* _INSTRUCTIONS TO FOLLOW_
Return the material word for word. Do not include pictures.
============================================================
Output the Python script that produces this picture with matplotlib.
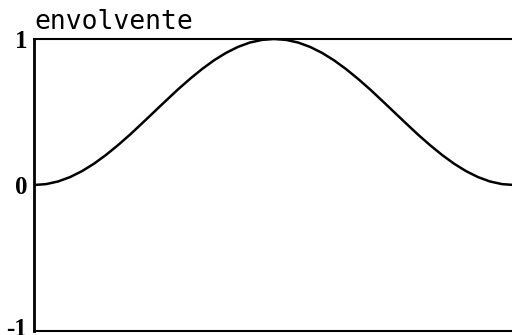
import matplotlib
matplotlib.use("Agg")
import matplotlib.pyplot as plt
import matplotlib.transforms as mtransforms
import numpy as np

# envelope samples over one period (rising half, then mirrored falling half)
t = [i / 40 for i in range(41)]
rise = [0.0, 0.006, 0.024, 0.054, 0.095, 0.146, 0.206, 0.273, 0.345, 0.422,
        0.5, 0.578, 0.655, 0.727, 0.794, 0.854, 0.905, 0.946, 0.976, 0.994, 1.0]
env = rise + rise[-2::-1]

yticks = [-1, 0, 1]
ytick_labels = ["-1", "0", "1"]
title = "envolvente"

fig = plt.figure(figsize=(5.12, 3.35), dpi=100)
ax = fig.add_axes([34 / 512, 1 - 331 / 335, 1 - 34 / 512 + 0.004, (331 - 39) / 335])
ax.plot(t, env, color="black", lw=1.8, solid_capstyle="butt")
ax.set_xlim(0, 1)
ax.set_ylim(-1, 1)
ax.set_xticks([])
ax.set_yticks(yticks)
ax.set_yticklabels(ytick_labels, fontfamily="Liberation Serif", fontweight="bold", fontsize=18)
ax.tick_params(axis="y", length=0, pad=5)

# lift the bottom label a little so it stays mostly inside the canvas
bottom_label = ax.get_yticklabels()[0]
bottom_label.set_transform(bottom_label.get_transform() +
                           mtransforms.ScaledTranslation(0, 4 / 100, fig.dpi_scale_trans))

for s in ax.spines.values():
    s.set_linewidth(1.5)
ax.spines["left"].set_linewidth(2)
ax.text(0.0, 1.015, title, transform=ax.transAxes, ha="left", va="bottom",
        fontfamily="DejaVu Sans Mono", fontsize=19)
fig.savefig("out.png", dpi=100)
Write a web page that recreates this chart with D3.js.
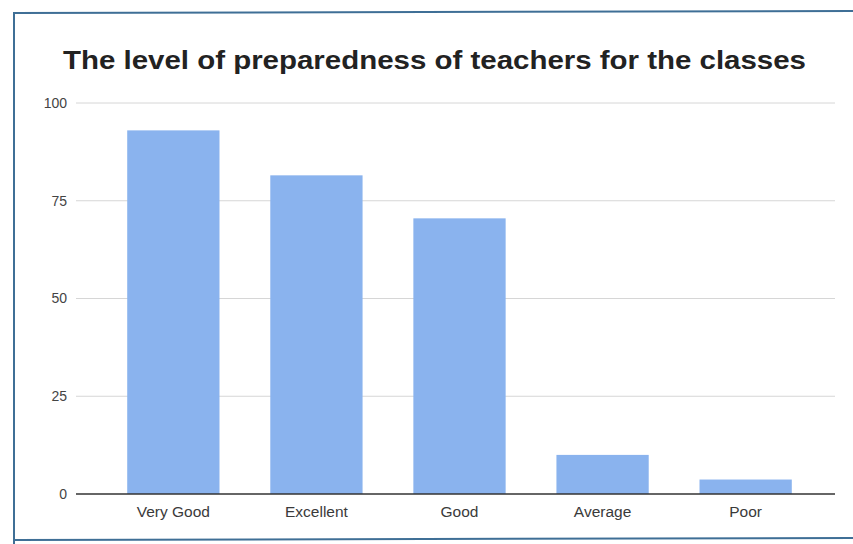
============================================================
* _TASK RESULT_
Output the Python script that produces this picture with matplotlib.
import matplotlib
matplotlib.use("Agg")
import matplotlib.pyplot as plt
import matplotlib.transforms as mtransforms
import numpy as np

# envelope samples over one period (rising half, then mirrored falling half)
t = [i / 40 for i in range(41)]
rise = [0.0, 0.006, 0.024, 0.054, 0.095, 0.146, 0.206, 0.273, 0.345, 0.422,
        0.5, 0.578, 0.655, 0.727, 0.794, 0.854, 0.905, 0.946, 0.976, 0.994, 1.0]
env = rise + rise[-2::-1]

yticks = [-1, 0, 1]
ytick_labels = ["-1", "0", "1"]
title = "envolvente"

fig = plt.figure(figsize=(5.12, 3.35), dpi=100)
ax = fig.add_axes([34 / 512, 1 - 331 / 335, 1 - 34 / 512 + 0.004, (331 - 39) / 335])
ax.plot(t, env, color="black", lw=1.8, solid_capstyle="butt")
ax.set_xlim(0, 1)
ax.set_ylim(-1, 1)
ax.set_xticks([])
ax.set_yticks(yticks)
ax.set_yticklabels(ytick_labels, fontfamily="Liberation Serif", fontweight="bold", fontsize=18)
ax.tick_params(axis="y", length=0, pad=5)

# lift the bottom label a little so it stays mostly inside the canvas
bottom_label = ax.get_yticklabels()[0]
bottom_label.set_transform(bottom_label.get_transform() +
                           mtransforms.ScaledTranslation(0, 4 / 100, fig.dpi_scale_trans))

for s in ax.spines.values():
    s.set_linewidth(1.5)
ax.spines["left"].set_linewidth(2)
ax.text(0.0, 1.015, title, transform=ax.transAxes, ha="left", va="bottom",
        fontfamily="DejaVu Sans Mono", fontsize=19)
fig.savefig("out.png", dpi=100)
Write a web page that recreates this chart with D3.js.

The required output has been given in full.